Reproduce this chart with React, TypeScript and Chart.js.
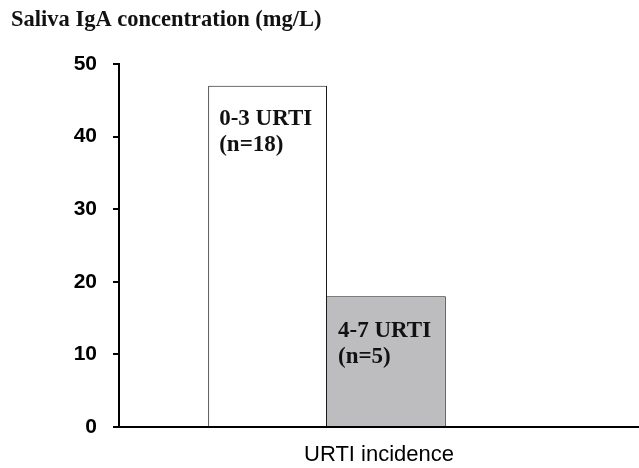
import React, { useEffect, useRef } from 'react';
import { Chart, registerables } from 'chart.js';

Chart.register(...registerables);

// ---- data ----
const groupLabels = ['0-3 URTI', '4-7 URTI'];
const groupSizes = ['(n=18)', '(n=5)'];
const igaValues = [47, 18];
const barColors = ['#ffffff', '#bdbdc0'];
const yMin = 0;
const yMax = 50;
const yStep = 10;
const xTitle = 'URTI incidence';
const chartTitle = 'Saliva IgA concentration (mg/L)';
// the x axis is a 0–5 range, the bar group sits at position 2
const xRange = [0, 5];
const groupPosition = 2;

const barLabelPlugin = {
  id: 'barLabels',
  afterDatasetsDraw(chart: any) {
    const ctx = chart.ctx;
    ctx.save();
    ctx.font = 'bold 23px "Liberation Serif", "DejaVu Serif", serif';
    ctx.fillStyle = '#111';
    ctx.textAlign = 'left';
    ctx.textBaseline = 'alphabetic';
    chart.data.datasets.forEach((_ds: any, i: number) => {
      const meta = chart.getDatasetMeta(i);
      meta.data.forEach((bar: any) => {
        const { x, y, width } = bar.getProps(['x', 'y', 'width'], true);
        const left = x - width / 2 + 11;
        ctx.fillText(groupLabels[i], left, y + 39 + i * 2);
        ctx.fillText(groupSizes[i], left, y + 65 + i * 2);
      });
    });
    ctx.restore();
  },
};

export default function App() {
  const canvasRef = useRef<HTMLCanvasElement | null>(null);

  useEffect(() => {
    if (!canvasRef.current) return;
    const chart = new Chart(canvasRef.current, {
      type: 'bar',
      data: {
        datasets: groupLabels.map((label, i) => ({
          label: `${label} ${groupSizes[i]}`,
          data: [{ x: groupPosition, y: igaValues[i] }],
          backgroundColor: barColors[i],
          borderColor: '#1a1a1a',
          borderWidth: i === 0 ? { top: 1, left: 1, right: 1, bottom: 0 } : { top: 1, left: 0, right: 1, bottom: 0 },
          categoryPercentage: 0.457,
          barPercentage: 1,
        })),
      },
      options: {
        animation: false,
        responsive: true,
        maintainAspectRatio: false,
        layout: { padding: { left: 11, right: 0, top: 0, bottom: 0 } },
        plugins: {
          legend: { display: false },
          tooltip: { enabled: false },
          title: {
            display: true,
            text: chartTitle,
            align: 'start',
            color: '#111',
            font: { family: '"Liberation Serif", "DejaVu Serif", serif', size: 22.5, weight: 'bold' },
            padding: { top: 7, bottom: 30 },
          },
        },
        scales: {
          x: {
            type: 'linear',
            offset: false,
            min: xRange[0],
            max: xRange[1],
            ticks: { display: false, stepSize: 5 },
            grid: { display: false, drawTicks: false },
            border: { display: true, color: '#000', width: 2 },
            title: {
              display: true,
              text: xTitle,
              color: '#000',
              font: { family: '"Liberation Sans", Arial, sans-serif', size: 22 },
              padding: { top: 14.6, bottom: 0 },
            },
          },
          y: {
            min: yMin,
            max: yMax,
            ticks: {
              stepSize: yStep,
              color: '#000',
              padding: 16,
              font: { family: '"Liberation Sans", Arial, sans-serif', size: 21, weight: 'bold' },
            },
            grid: {
              drawOnChartArea: false,
              drawTicks: true,
              tickLength: 6,
              color: '#000',
              lineWidth: 2,
            },
            border: { display: true, color: '#000', width: 2 },
            afterFit: (scale: any) => {
              scale.width = 108;
            },
          },
        },
      },
      plugins: [barLabelPlugin],
    } as any);
    return () => chart.destroy();
  }, []);

  return (
    <div style={{ position: 'absolute', left: 0, top: 0, width: 639, height: 468, background: '#fff' }}>
      <canvas ref={canvasRef} style={{ display: 'block' }} />
    </div>
  );
}
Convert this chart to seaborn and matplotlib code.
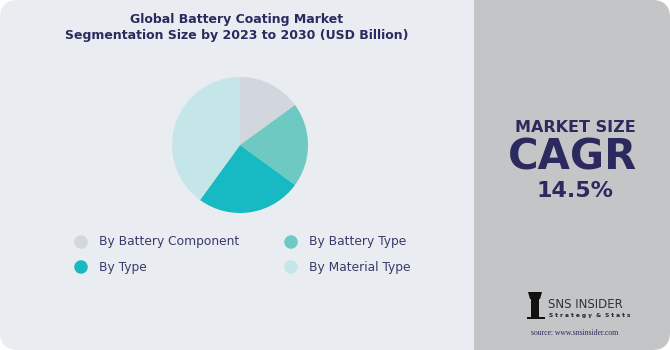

- **Task prompt**
Please quote exactly the run of lines that starts the entries and ends at the line containing "Chart.register(...registerables);", leaving out every picture.

- **Written response**
Reproduce this chart with React, TypeScript and Chart.js.
import React, { useEffect, useRef } from 'react';
import { Chart, registerables } from 'chart.js';

Chart.register(...registerables);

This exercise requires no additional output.